The book contains 187 pages of black-and-white art in a 192-page volume and carries a $12.95 retail price. It is listed in the May/July Diamond PREVIEWS catalog.
The series is based on short stories written by Sandy Sandfort, a lawyer and IT recruiter living in Panama who says he is inspired by the works of classic sci-fi author Robert A. Heinlein. The stories are adapted to comics scripts by Scott Bieser, who edits all of Big Head Press' stories, and draws many of them. The scripts are then illustrated by Lee Oaks, an artist who lives in northern Colorado.
The open-ended series continues to run on the Big Head Press website (http://www.bigheadpress.com) and is something of a departure for the publisher, which up to this point has focused on stand-alone graphic novels.
"We've been looking around at what works and what doesn't on the Web," Bieser explained. "We found that as we serialized our stand-alone novels, we'd build up an audience over time, and when the novel ended, the audience went away. Then we'd have to start over again with the next novel."
Bieser noted that the most successful web-comics are continuing series, whether they take the form of comic-strips or long-form comics. "People become invested in the characters and the fictional worlds and want to stay with them month after month, year after year," he said.

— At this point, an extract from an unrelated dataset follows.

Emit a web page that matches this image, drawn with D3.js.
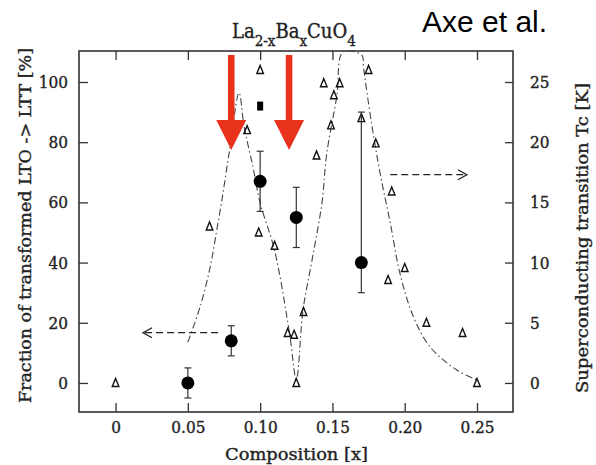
<!DOCTYPE html>
<html><head><meta charset="utf-8">
<script src="https://cdn.jsdelivr.net/npm/d3@7"></script>
<style>
body{margin:0;background:#fff;}
svg{display:block;}
.tk text{font-family:"DejaVu Serif Condensed","DejaVu Serif",serif;font-stretch:condensed;font-size:17px;fill:#222;stroke:#222;stroke-width:0.35px;}
.tk path{display:none;}
.tk line{stroke:#333;stroke-width:1.3;}
</style></head>
<body>
<script>
// ---- data ----
const xTicks = [0, 0.05, 0.10, 0.15, 0.20, 0.25];
const xTickLabels = ["0", "0.05", "0.10", "0.15", "0.20", "0.25"];
const leftTicks = [0, 20, 40, 60, 80, 100];
const rightTicks = [0, 5, 10, 15, 20, 25];

// Tc (open triangles, right axis)
const tcX = [0, 0.05, 0.065, 0.091, 0.10, 0.099, 0.11, 0.119, 0.1235, 0.125, 0.13, 0.139, 0.144, 0.149, 0.151, 0.155, 0.17, 0.175, 0.18, 0.1885, 0.191, 0.20, 0.215, 0.24, 0.25];
const tcY = [0, 0, 13.0, 21.0, 26.0, 12.5, 11.4, 4.15, 4.0, 0, 5.9, 18.9, 24.9, 21.4, 23.9, 24.9, 22.0, 26.0, 19.9, 8.55, 15.9, 9.55, 5.0, 4.15, 0];

// Fraction transformed (filled circles, left axis) with error bars
const fracX = [0.05, 0.08, 0.10, 0.125, 0.17];
const fracY = [0, 14, 67, 55, 40];
const fracLo = [-5, 9, 57, 45, 30];
const fracHi = [5, 19, 77, 65, 90];

// single filled square (left axis)
const squareX = [0.10];
const squareY = [92];

// guide-to-the-eye dash-dot curve (right axis)
const curveX = [0.050, 0.0584, 0.0654, 0.070, 0.0734, 0.0792, 0.0854, 0.0889, 0.0951, 0.0999, 0.1100, 0.1203, 0.1250, 0.1297, 0.1359, 0.1428, 0.146, 0.153, 0.1574, 0.1705, 0.1714, 0.177, 0.183, 0.190, 0.1967, 0.206, 0.2175, 0.236, 0.25];
const curveY = [3.4, 6.3, 9.6, 12.7, 15.1, 19.6, 24.1, 21.3, 17.9, 15.0, 11.0, 4.15, 0.3, 6.1, 10.2, 15.0, 19.0, 23.8, 27.5, 27.2, 26.3, 21.6, 17.4, 13.3, 9.1, 5.5, 3.0, 1.08, 0.25];

// dashed annotation arrows
const leftArrowX = [0.0709, 0.019];   // from, to (left axis value 16.7)
const leftArrowY = 16.7;
const rightArrowX = [0.19, 0.243];    // from, to (right axis value 17.3)
const rightArrowY = 17.3;

// red arrows (left axis units)
const redArrowX = [0.08, 0.12];
const redArrowTop = 109;
const redArrowHeadBase = 87.4;
const redArrowTip = 77.4;

// ---- layout ----
const W = 596, H = 465;
const L = 79, R = 513, T = 51, B = 412;

const svg = d3.select("body").append("svg").attr("width", W).attr("height", H);

const x = d3.scaleLinear().domain([-0.0253, 0.2749]).range([L, R]);
const yL = d3.scaleLinear().domain([-9.65, 110.3]).range([B, T]);
const yR = d3.scaleLinear().domain([-9.65 / 4, 110.3 / 4]).range([B, T]);

svg.append("clipPath").attr("id", "clip").append("rect")
  .attr("x", L).attr("y", T - 1).attr("width", R - L).attr("height", B - T + 1);

// axes
svg.append("g").attr("class", "tk").attr("transform", `translate(0,${B})`)
  .call(d3.axisBottom(x).tickValues(xTicks).tickFormat((d, i) => xTickLabels[i]).tickSizeInner(-9).tickSizeOuter(0).tickPadding(9));
svg.append("g").attr("class", "tk").attr("transform", `translate(0,${T})`)
  .call(d3.axisTop(x).tickValues(xTicks).tickFormat("").tickSizeInner(-9).tickSizeOuter(0));
svg.append("g").attr("class", "tk").attr("transform", `translate(${L},0)`)
  .call(d3.axisLeft(yL).tickValues(leftTicks).tickSizeInner(-9).tickSizeOuter(0).tickPadding(11));
svg.append("g").attr("class", "tk").attr("transform", `translate(${R},0)`)
  .call(d3.axisRight(yR).tickValues(rightTicks).tickSizeInner(-8).tickSizeOuter(0).tickPadding(17));

// frame
svg.append("rect").attr("x", L).attr("y", T).attr("width", R - L).attr("height", B - T)
  .attr("fill", "none").attr("stroke", "#333").attr("stroke-width", 1.6);

const plot = svg.append("g").attr("clip-path", "url(#clip)");

// dash-dot curve
const line = d3.line().x(d => x(d[0])).y(d => yR(d[1])).curve(d3.curveCatmullRom.alpha(0.5));
plot.append("path").datum(curveX.map((v, i) => [v, curveY[i]]))
  .attr("d", line).attr("fill", "none").attr("stroke", "#444").attr("stroke-width", 1.1)
  .attr("stroke-dasharray", "7,3,1.5,3");

// triangles
plot.selectAll(".tri").data(tcX.map((v, i) => [v, tcY[i]])).join("path")
  .attr("d", d => { const cx = x(d[0]), cy = yR(d[1]);
    return `M${cx},${cy - 4.5}L${cx + 3.3},${cy + 3.5}L${cx - 3.3},${cy + 3.5}Z`; })
  .attr("fill", "none").attr("stroke", "#111").attr("stroke-width", 1.4);

// error bars
const eb = plot.selectAll(".eb").data(fracX.map((v, i) => ({x: v, y: fracY[i], lo: fracLo[i], hi: fracHi[i]}))).join("g");
eb.append("line").attr("x1", d => x(d.x)).attr("x2", d => x(d.x))
  .attr("y1", d => yL(d.lo)).attr("y2", d => yL(d.hi)).attr("stroke", "#333").attr("stroke-width", 1.2);
eb.append("line").attr("x1", d => x(d.x) - 3.5).attr("x2", d => x(d.x) + 3.5)
  .attr("y1", d => yL(d.lo)).attr("y2", d => yL(d.lo)).attr("stroke", "#333").attr("stroke-width", 1.2);
eb.append("line").attr("x1", d => x(d.x) - 3.5).attr("x2", d => x(d.x) + 3.5)
  .attr("y1", d => yL(d.hi)).attr("y2", d => yL(d.hi)).attr("stroke", "#333").attr("stroke-width", 1.2);
eb.append("circle").attr("cx", d => x(d.x)).attr("cy", d => yL(d.y)).attr("r", 6.5).attr("fill", "#000");

// square
plot.selectAll(".sq").data(squareX.map((v, i) => [v, squareY[i]])).join("rect")
  .attr("x", d => x(d[0]) - 3).attr("y", d => yL(d[1]) - 4.5).attr("width", 6).attr("height", 9).attr("fill", "#000");

// dashed annotation arrows
function dashedArrow(x1, x2, yy, dir) {
  plot.append("line").attr("x1", x1).attr("x2", x2).attr("y1", yy).attr("y2", yy)
    .attr("stroke", "#222").attr("stroke-width", 1.3).attr("stroke-dasharray", "7,4");
  plot.append("path").attr("d", `M${x2 - dir * 9},${yy - 5}L${x2},${yy}L${x2 - dir * 9},${yy + 5}`)
    .attr("fill", "none").attr("stroke", "#222").attr("stroke-width", 1.3);
}
dashedArrow(x(leftArrowX[0]), x(leftArrowX[1]), yL(leftArrowY), -1);
dashedArrow(x(rightArrowX[0]), x(rightArrowX[1]), yR(rightArrowY), 1);

// red arrows
redArrowX.forEach(v => {
  const cx = x(v), top = yL(redArrowTop), hb = yL(redArrowHeadBase), tip = yL(redArrowTip);
  svg.append("path")
    .attr("d", `M${cx - 3.3},${top}L${cx + 3.3},${top}L${cx + 3.3},${hb}L${cx + 15},${hb}L${cx},${tip}L${cx - 15},${hb}L${cx - 3.3},${hb}Z`)
    .attr("fill", "#e8321c");
});

// titles
const serif = '"DejaVu Serif Condensed","DejaVu Serif",serif';
function t(sel) { return sel.attr("font-family", serif).attr("fill", "#222").attr("stroke", "#222").attr("stroke-width", 0.35); }
t(svg.append("text")).attr("x", 225).attr("y", 460).attr("textLength", 143).attr("lengthAdjust", "spacingAndGlyphs")
  .attr("font-size", 17).text("Composition [x]");
t(svg.append("text")).attr("transform", "translate(31,403) rotate(-90)").attr("textLength", 355).attr("lengthAdjust", "spacingAndGlyphs")
  .attr("font-size", 16).text("Fraction of transformed LTO -> LTT [%]");
t(svg.append("text")).attr("transform", "translate(588,393) rotate(-90)").attr("textLength", 310).attr("lengthAdjust", "spacingAndGlyphs")
  .attr("font-size", 16).text("Superconducting transition Tc [K]");

// formula
const f = t(svg.append("text")).attr("x", 232).attr("y", 38).attr("font-size", 20);
f.append("tspan").text("La");
f.append("tspan").attr("font-size", 15).attr("dy", 8).text("2-x");
f.append("tspan").attr("dy", -8).text("Ba");
f.append("tspan").attr("font-size", 15).attr("dy", 8).text("x");
f.append("tspan").attr("dy", -8).text("CuO");
f.append("tspan").attr("font-size", 15).attr("dy", 8).text("4");

svg.append("text").attr("x", 422).attr("y", 32).attr("font-family", '"Liberation Sans",Arial,sans-serif')
  .attr("font-size", 30).attr("fill", "#000").text("Axe et al.");
</script>
</body></html>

The Web also favors content that updates every weekday, compared with weekly or even three days per week, he added. For this reason, the publisher chose to present the story in a daily adventure-strip format, based on the models established by such classic features as Buck Rogers and Terry & The Pirates. The adventure comics of those days suffered from newspapers' habit of shrinking strips down to cram more of them on a page, but on the Web, these kinds of stories can have as much space as they need, Bieser said.